// This is a plain vanilla program to do the various calculations that go into
// a simple correspondence analysis of a two-way table. It is nothing more than
// singular value decomposition of the matrix of standarized Pearson residuals
// plus a couple of calculations to get the coordinates for a bi-plot.
// In practice you'd use Stata's ca routine, but there is some value in seeing
// what is going on below the hood.
//
// Data are taken from Ch 6. of Michael Greenacre's Correspondence Analysis in
// Practice (CAIP)
// VG G R B VB
// 16-24 243 789 167 18 6
// 25-34 220 809 164 35 6
// 35-44 147 658 181 41 8
// 45-54 90 469 236 50 16
// 55-64 53 414 306 106 30
// 65-74 44 267 284 98 20
// 75+ 20 136 157 66 17
//
// Rows = agegroup, Columns = self-rating of health Very Good, Good, Reasonable,
// Bad, Very Bad
//
// I could make some remarks here about the unbelievably silly things some sociologists
// have said about correspondence analysis and its alleged special relationship
// with certain forms of sociology speak, but I won't.
// I don't claim any originality for any of this.
// The Mata program is a more or less straight port from Michael Greenacres R
// script on pp 219-20 of the 2nd ed. of CAIP. If you are proficient in R you'll
// have no need of it.

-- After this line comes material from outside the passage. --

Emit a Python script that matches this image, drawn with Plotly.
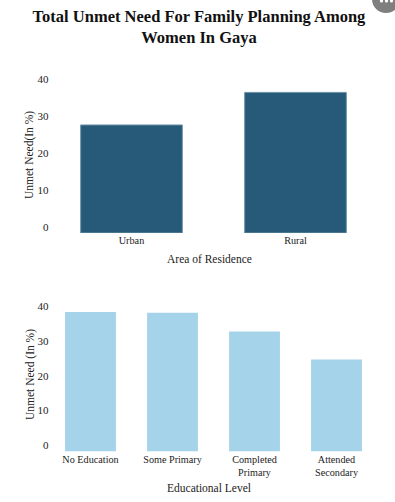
import plotly.graph_objects as go
from plotly.subplots import make_subplots

area_categories = ["Urban", "Rural"]
area_values = [29.2, 38.0]
education_categories = ["No Education", "Some Primary", "Completed<br>Primary", "Attended<br>Secondary"]
education_values = [40.0, 39.8, 34.4, 26.4]
y_ticks = [0, 10, 20, 30, 40]

W, H = 395, 502
def px(y):
    return 1 - y / H

fig = make_subplots(rows=2, cols=1)
fig.add_trace(go.Bar(x=area_categories, y=area_values, marker=dict(color="#265a78", line=dict(color="#6f93a8", width=1))), row=1, col=1)
fig.add_trace(go.Bar(x=education_categories, y=education_values, marker=dict(color="#a5d3ea", line=dict(width=0))), row=2, col=1)

font = "Liberation Serif"
axis_x = dict(domain=[49.5 / W, 377.5 / W], showgrid=False, zeroline=False, showline=False, ticks="",
              tickfont=dict(family=font, size=10.2, color="#222"), tickangle=0, automargin=False)
axis_y = dict(range=[0, 40], tickvals=y_ticks, showgrid=False, zeroline=False, showline=False, ticks="",
              tickfont=dict(family=font, size=11, color="#222"), ticklabelshift=-6, automargin=False)
def dot(cx):
    return dict(type="circle", xref="paper", yref="paper", x0=(cx - 1.6) / W, x1=(cx + 1.6) / W,
                y0=px(2.6), y1=px(-0.6), fillcolor="white", line=dict(width=0))
fig.update_layout(
    width=W, height=H, margin=dict(l=0, r=0, t=0, b=0), paper_bgcolor="white", plot_bgcolor="white",
    showlegend=False, bargap=0.38, font=dict(family=font),
    xaxis=axis_x, xaxis2=axis_x,
    yaxis=dict(axis_y, domain=[px(233), px(85)]),
    yaxis2=dict(axis_y, domain=[px(451.5), px(312)]),
    title=dict(text="<b>Total Unmet Need For Family Planning Among<br>Women In Gaya</b>",
               x=199 / W, xanchor="center", y=px(22), yanchor="top",
               font=dict(family=font, size=16.5, color="#111")),
    shapes=[dict(type="circle", xref="paper", yref="paper", x0=372 / W, x1=400 / W, y0=px(13), y1=px(-15),
                 fillcolor="#7f7f7f", line=dict(width=0)), dot(381.5), dot(386.5), dot(391.5)],
)
def note(text, x, y, angle=0, size=11.5):
    fig.add_annotation(text=text, xref="paper", yref="paper", x=x / W, y=px(y), showarrow=False,
                       xanchor="center", yanchor="middle",
                       textangle=angle, font=dict(family=font, size=size, color="#222"))
note("Area of Residence", 209, 259)
note("Educational Level", 209, 488)
note("Unmet Need(In %)", 30, 155, -90)
note("Unmet Need (In %)", 30, 375, -90)
fig.write_html("out.html", config=dict(displayModeBar=False), post_script="document.body.style.margin='0';")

But some of us still like Stata....
// enter mata
mata
// The program assumes that you have the data in memory
//
// read the data of raw frequences into matrix X simply adjust the next statement
// for a different size of table
X = st_data(., ("var1", "var2", "var3", "var4", "var5"))
// get the total n
n = sum(X)
// calculate matix P - contains cell probabilities
P = (1/n)*X
// get the column masses
c = colsum(P)
// get the row masses
r = rowsum(P)
// diagonalize reciprocal of the square root of c
D_cmh = diag(1:/sqrt(c))
D_cmh
// diagonalize reciprocal of square root of r
D_rmh = diag(1:/sqrt(r))
D_rmh
// calculate matrix of standardized residuals
S =D_rmh*(P-(r*c))*D_cmh
// define matrices for SVD U, V = eigenvectors D = singular values
// S = UDV'
U = D = V = J(0,0, .)
// singular value decomposition of S (standardized Pearson residuals)
svd(S, U, D, V)
Vt= V'
// print out eigenvectors & SV
U
D
Vt
//calculate standard coordinates of columns and rows
C_sc = D_cmh*Vt
R_sc = D_rmh*U
C_sc
R_sc
//calculate principal coordinates of columns and rows
C_pc = C_sc * diag(D)
R_pc = R_sc * diag(D)
C_pc
R_pc
end